Punjab: Focusing on Punjab, the state budget allocated Rs 15,377 crore for agriculture and allied sectors with an enhanced budgetary provision of Rs 600 crore for crop residue management. According to Gurmeet Singh Khudian, Rs 7,715 crore has been allocated towards power subsidy for agriculture, welcomed Rs 100-crore provision for fair milk procurement prices and gave a thumbs up towards the production of 1500 lakh quality fish seed and addition of 3000 acre under fish culture.
Haryana: The agri budget from Haryana proposes primary agricultural credit societies. The creation of power distribution company Haryana Agri DISCOM will manage 5,084 agricultural feeders, ensuring uninterruptedpower for 7.12 lakh consumers. Through it, tubewell connections will be provided to farmers.
Tamil Nadu: In the Interim Budget for 2026-27, an amount of Rs 47,248.24 crore has been allocated to the Agriculture and Farmers’ Welfare Department.
Bihar: In 2026-27, under the Jananayak Karpoori Thakur Kisan Samman Nidhi, the Bihar government increased annual assistance to Rs 9000 per year for eligible farmers, an increase of Rs 3000.
Gujarat: The Gujarat government has allocated Rs 24,022 crore to the Agriculture, Farmers’ Welfare & Cooperation Department in the 2026-27 state budget.
Jammu and Kashmir: For the 2026-27 financial year, the Jammu and Kashmir government has allocated Rs 1,878 crore to the Agriculture and Allied Sectors. Presented by Chief Minister Omar Abdullah on February 6, 2026, the budget focuses on transitioning J&K’s agrarian economy from subsistence farming to a modern, market-oriented system.
Assam: Ajanta Neog, the finance minister of Assam for the financial year 2025-226 announced an agri budget of Rs 2173 crore.
Jammu and Kashmir: In 2025-26, agriculture, manufacturing, and services sectors are estimated to contribute 20 per cent, 19 per cent, and 61 per cent to Jammu and Kashmir’s economy, respectively.
Jharkhand: For 2026-27, Govt of Jharkhand has allocated Rs 4884 crore dedicated to the agriculture and allied sector. The budget aims at enhancing the rural economy through improved irrigation (including solar-powered pumps), soil conservation, and certified seed production.

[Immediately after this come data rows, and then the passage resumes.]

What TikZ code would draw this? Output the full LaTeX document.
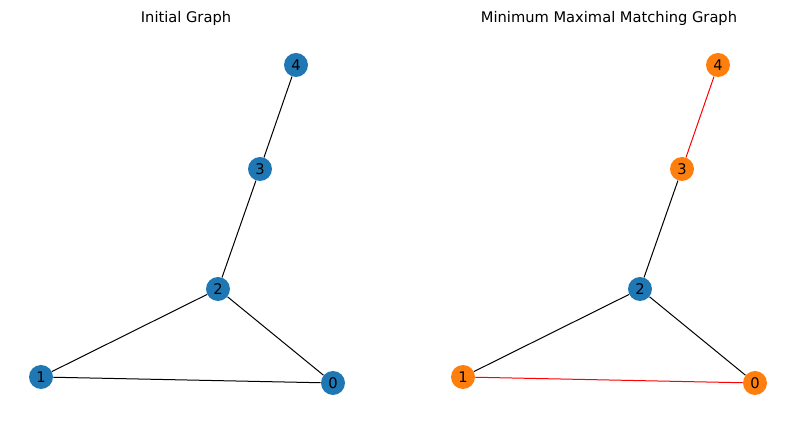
\documentclass[tikz,border=0pt]{standalone}
\usepackage{fontspec}
\setmainfont{DejaVu Sans}
\usetikzlibrary{positioning}
\definecolor{mplblue}{HTML}{1F77B4}
\definecolor{mplorange}{HTML}{FF7F0E}
\tikzset{
    vertex/.style={
        circle,
        fill=#1,
        inner sep=0pt,
        minimum size=18pt,
        font=\fontsize{11}{13}\selectfont
    },
    edge/.style={
        draw=#1,
        line width=0.75pt
    },
    heading/.style={
        font=\fontsize{11}{13}\selectfont
    }
}
\begin{document}
\begin{tikzpicture}[x=0.75pt,y=-0.75pt]
    \useasboundingbox (0,0) rectangle (794,427);
    % initial graph
    \node[heading] (titleA) at (186,18) {Initial Graph};
    \node[vertex=mplblue] (a4) at (296,65)  {4};
    \node[vertex=mplblue] (a3) at (260,169) {3};
    \node[vertex=mplblue] (a2) at (218,289) {2};
    \node[vertex=mplblue] (a1) at (41,377)  {1};
    \node[vertex=mplblue] (a0) at (333,383) {0};
    \begin{scope}[on background layer/.try]
    \end{scope}
    \draw[edge=black] (a4) -- (a3);
    \draw[edge=black] (a3) -- (a2);
    \draw[edge=black] (a2) -- (a1);
    \draw[edge=black] (a2) -- (a0);
    \draw[edge=black] (a1) -- (a0);

    % matching graph
    \node[heading] (titleB) at (609,18) {Minimum Maximal Matching Graph};
    \node[vertex=mplorange] (b4) at (718,65)  {4};
    \node[vertex=mplorange] (b3) at (682,169) {3};
    \node[vertex=mplblue]   (b2) at (640,289) {2};
    \node[vertex=mplorange] (b1) at (463,377) {1};
    \node[vertex=mplorange] (b0) at (755,383) {0};
    \draw[edge=red]   (b4) -- (b3);
    \draw[edge=black] (b3) -- (b2);
    \draw[edge=black] (b2) -- (b1);
    \draw[edge=black] (b2) -- (b0);
    \draw[edge=red]   (b1) -- (b0);
\end{tikzpicture}
\end{document}
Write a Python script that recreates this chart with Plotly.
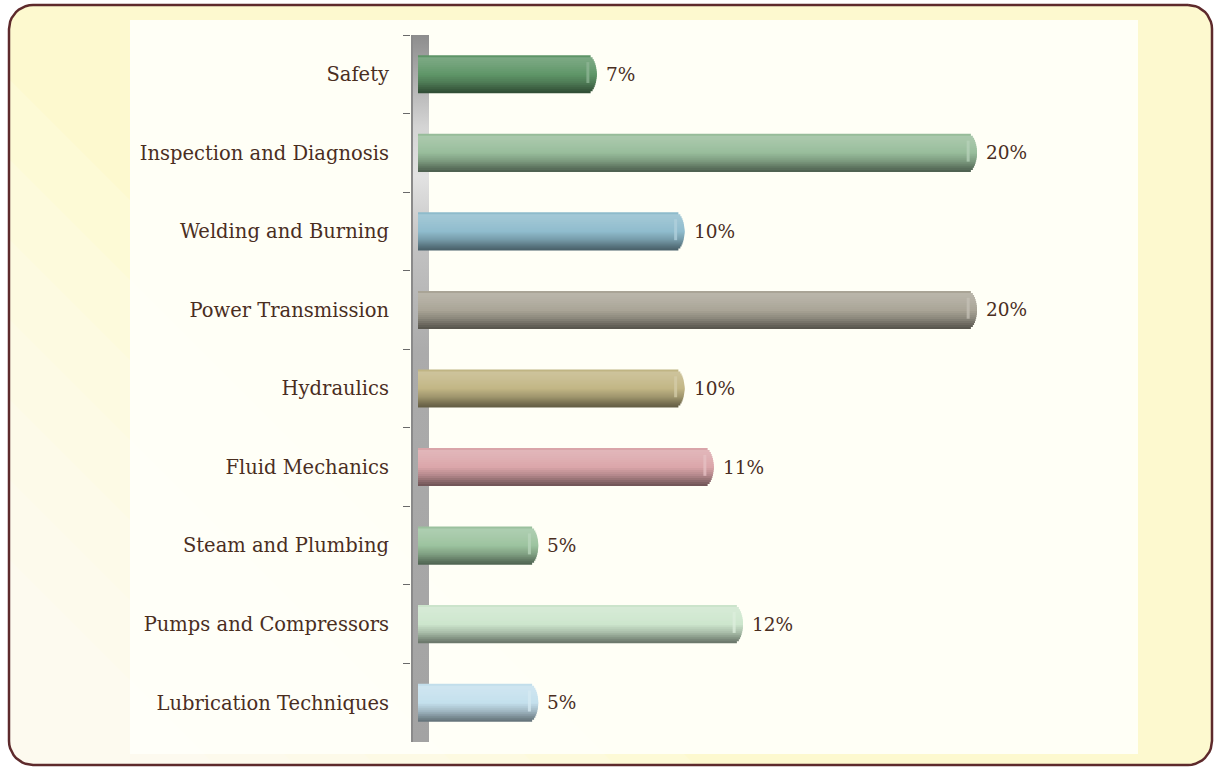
import plotly.graph_objects as go

# ---------------- data ----------------
categories = ["Safety", "Inspection and Diagnosis", "Welding and Burning",
              "Power Transmission", "Hydraulics", "Fluid Mechanics",
              "Steam and Plumbing", "Pumps and Compressors", "Lubrication Techniques"]
values = [7, 20, 10, 20, 10, 11, 5, 12, 5]
value_labels = ["7%", "20%", "10%", "20%", "10%", "11%", "5%", "12%", "5%"]
bar_colors = ["#5f9668", "#98bd9b", "#8fbccd", "#aaa597", "#c2b685",
              "#dba6aa", "#9cc39f", "#cde6cd", "#c4e0ed"]

# ---------------- layout geometry (pixels) ----------------
W, H = 1215, 770
PLOT_L, PLOT_R, PLOT_T, PLOT_B = 411, 1140, 35, 742
ZERO_PX = 392.0          # pixel where 0 % would sit (3-D depth offset)
PX_PER_PCT = 29.25
X0 = (PLOT_L - ZERO_PX) / PX_PER_PCT
X1 = (PLOT_R - ZERO_PX) / PX_PER_PCT
BAR_START = (418 - ZERO_PX) / PX_PER_PCT
CAP_R = 9 / PX_PER_PCT
BAR_W = 0.485
TEXT_COLOR = "#4a2e1f"
FONT = "DejaVu Serif"


def hex2rgb(h):
    h = h.lstrip("#")
    return [int(h[i:i + 2], 16) for i in (0, 2, 4)]


def shade(h, k):
    r = hex2rgb(h)
    if k >= 1:
        a = k - 1
        r = [c + (255 - c) * a for c in r]
    else:
        r = [c * k for c in r]
    return "rgb(%d,%d,%d)" % tuple(max(0, min(255, round(c))) for c in r)


# vertical shading profile of a cylinder (t = 0 top, 1 bottom)
profile = [(0.0, 0.9), (0.08, 1.18), (0.25, 1.12), (0.5, 1.0),
           (0.72, 0.82), (0.9, 0.6), (1.0, 0.5)]


def prof(t):
    for (t0, k0), (t1, k1) in zip(profile[:-1], profile[1:]):
        if t0 <= t <= t1:
            return k0 + (k1 - k0) * (t - t0) / (t1 - t0)
    return profile[-1][1]


fig = go.Figure()

# ---------------- background (pixel subplot x/y) ----------------
def rounded_pts(x0, y0, x1, y1, r, n=10):
    import math
    pts = []
    corners = [(x1 - r, y0 + r, -90, 0), (x1 - r, y1 - r, 0, 90),
               (x0 + r, y1 - r, 90, 180), (x0 + r, y0 + r, 180, 270)]
    for cx, cy, a0, a1 in corners:
        for i in range(n + 1):
            a = math.radians(a0 + (a1 - a0) * i / n)
            pts.append((cx + r * math.cos(a), cy + r * math.sin(a)))
    return pts


def clip_halfplane(pts, d):
    # keep x + (H - y) <= d
    f = lambda p: p[0] + (H - p[1]) - d
    out = []
    for i in range(len(pts)):
        a, b = pts[i], pts[(i + 1) % len(pts)]
        fa, fb = f(a), f(b)
        if fa <= 0:
            out.append(a)
        if (fa <= 0) != (fb <= 0):
            t = fa / (fa - fb)
            out.append((a[0] + (b[0] - a[0]) * t, a[1] + (b[1] - a[1]) * t))
    return out


def poly_trace(pts, **kw):
    xs = [p[0] for p in pts] + [pts[0][0]]
    ys = [p[1] for p in pts] + [pts[0][1]]
    return go.Scatter(x=xs, y=ys, mode="lines", fill="toself", xaxis="x", yaxis="y",
                      hoverinfo="skip", showlegend=False, **kw)


outer = rounded_pts(9, 5, 1212, 765, 24)
fig.add_trace(poly_trace(outer, fillcolor="#fdf9cf", line=dict(width=0)))
for d in [700, 620, 540, 460, 380, 300, 220]:
    clipped = clip_halfplane(outer, d)
    if len(clipped) > 2:
        fig.add_trace(poly_trace(clipped, fillcolor="rgba(255,255,252,0.16)",
                                 line=dict(width=0)))
inner = [(130, 20), (1138, 20), (1138, 754), (130, 754)]
fig.add_trace(poly_trace(inner, fillcolor="rgba(255,255,249,0.9)", line=dict(width=0)))
fig.add_trace(poly_trace(outer, fillcolor="rgba(0,0,0,0)",
                         line=dict(width=2.5, color="#5e2a2c")))
# 3-D wall behind the category axis (gradient stops given from top to bottom)
wall_stops_top_down = [(0, "#8d8d8d"), (0.04, "#a2a2a2"), (0.13, "#d4d4d4"),
                       (0.2, "#e2e2e2"), (0.3, "#c2c2c2"), (0.45, "#ababab"),
                       (1, "#a3a3a3")]
wall_scale = [[1 - p, c] for p, c in reversed(wall_stops_top_down)]
wall = [(411, 35), (429, 35), (429, 742), (411, 742)]
fig.add_trace(poly_trace(wall, line=dict(width=0), fillcolor="#a4a4a4",
                         fillgradient=dict(type="vertical", colorscale=wall_scale)))
fig.add_trace(poly_trace([(411, 35), (413, 35), (413, 742), (411, 742)],
                         line=dict(width=0), fillcolor="#8a8a8a"))

# ---------------- cylinder bars (subplot x2/y2) ----------------
N = 19
mid = N // 2
order = list(range(0, mid)) + list(range(N - 1, mid, -1)) + [mid]
for i in order:
    t0, t1 = i / N, (i + 1) / N
    tc = (t0 + t1) / 2
    u = 2 * tc - 1
    red = CAP_R * (1 - (max(0.0, 1 - u * u)) ** 0.5)
    if i < mid:
        s0, s1 = t0, 0.5
    elif i > mid:
        s0, s1 = 0.5, t1
    else:
        s0, s1 = t0, t1
    k = prof(tc)
    fig.add_trace(go.Bar(
        y=categories,
        x=[v - BAR_START - red for v in values],
        base=BAR_START,
        orientation="h",
        xaxis="x2", yaxis="y2",
        offset=-BAR_W / 2 + s0 * BAR_W,
        width=(s1 - s0) * BAR_W,
        opacity=1,
        marker=dict(color=[shade(c, k) for c in bar_colors], line=dict(width=0)),
        hoverinfo="skip",
        showlegend=False,
    ))

# light streak on the rounded end cap
HL_W = 3 / PX_PER_PCT
fig.add_trace(go.Bar(
    y=categories,
    x=[HL_W] * len(values),
    base=[v - CAP_R * 1.15 for v in values],
    orientation="h",
    xaxis="x2", yaxis="y2",
    offset=-BAR_W / 2 + 0.18 * BAR_W,
    width=0.55 * BAR_W,
    marker=dict(color=[shade(c, 1.3) for c in bar_colors], line=dict(width=0),
                opacity=0.75),
    hoverinfo="skip",
    showlegend=False,
))

annotations = [dict(x=v, y=c, xref="x2", yref="y2", text=t, showarrow=False,
                    xanchor="left", xshift=7,
                    font=dict(family=FONT, size=18.5, color=TEXT_COLOR))
               for c, v, t in zip(categories, values, value_labels)]

fig.update_layout(
    width=W, height=H,
    margin=dict(l=0, r=0, t=0, b=0, pad=0),
    paper_bgcolor="white",
    plot_bgcolor="rgba(0,0,0,0)",
    barmode="overlay",
    annotations=annotations,
    xaxis=dict(domain=[0, 1], range=[0, W], visible=False, fixedrange=True),
    yaxis=dict(domain=[0, 1], range=[H, 0], visible=False, fixedrange=True),
    xaxis2=dict(domain=[PLOT_L / W, PLOT_R / W], range=[X0, X1], visible=False,
                fixedrange=True, anchor="y2"),
    yaxis2=dict(domain=[1 - PLOT_B / H, 1 - PLOT_T / H], anchor="x2",
                type="category", categoryorder="array", categoryarray=categories,
                autorange="reversed", tickson="boundaries", ticks="outside",
                ticklen=7, tickcolor="#6a6a6a", tickwidth=1, showline=False,
                showgrid=False, zeroline=False, ticklabelstandoff=21,
                tickfont=dict(family=FONT, size=19.5, color=TEXT_COLOR)),
)

fig.write_html("out.html")
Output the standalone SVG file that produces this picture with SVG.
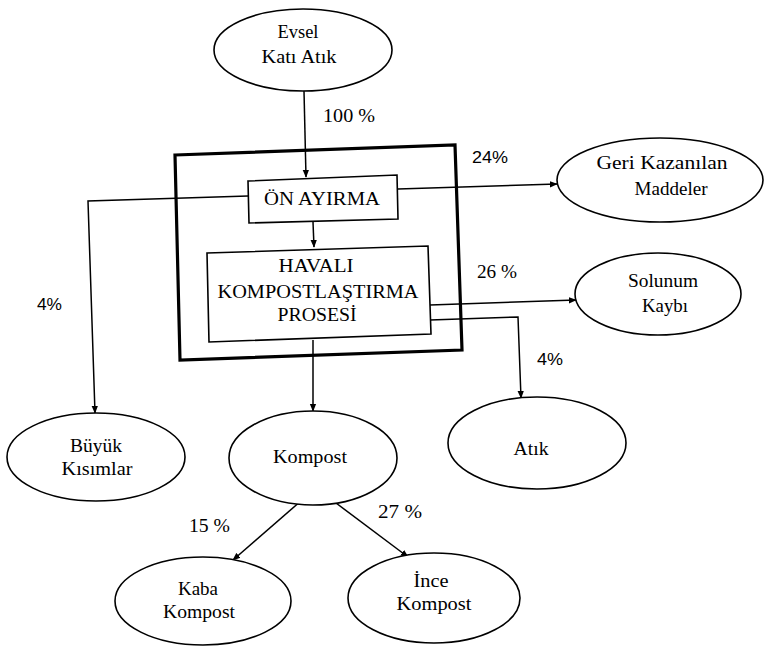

Kerala: The Kerala State Budget 2026-27, presented by Finance Minister KN Balagopal earmarked Rs 2,071.95 crore for agri-allied sectors, with Rs 234.73 crore anticipated as the Central share.
Outlook
Since agriculture is a state subject in India’s federal structure, state governments are better positioned to execute schemes, monitor outcomes, and make quick policy adjustments. This reduces delays and improves the last-mile delivery of benefits to farmers. In tandem with the General Budget, state budgets over the years have increasingly focused on farmer-friendly policies, which are crucial for driving India’s economic growth. In essence, state agriculture budgets are not just financial documents—they are strategic roadmaps that shape the future of agriculture at the grassroots level. They bridge policy intent with on-ground realities, making them critical for achieving long-term sustainability, enhancing farm incomes, and building a resilient and inclusive agricultural ecosystem.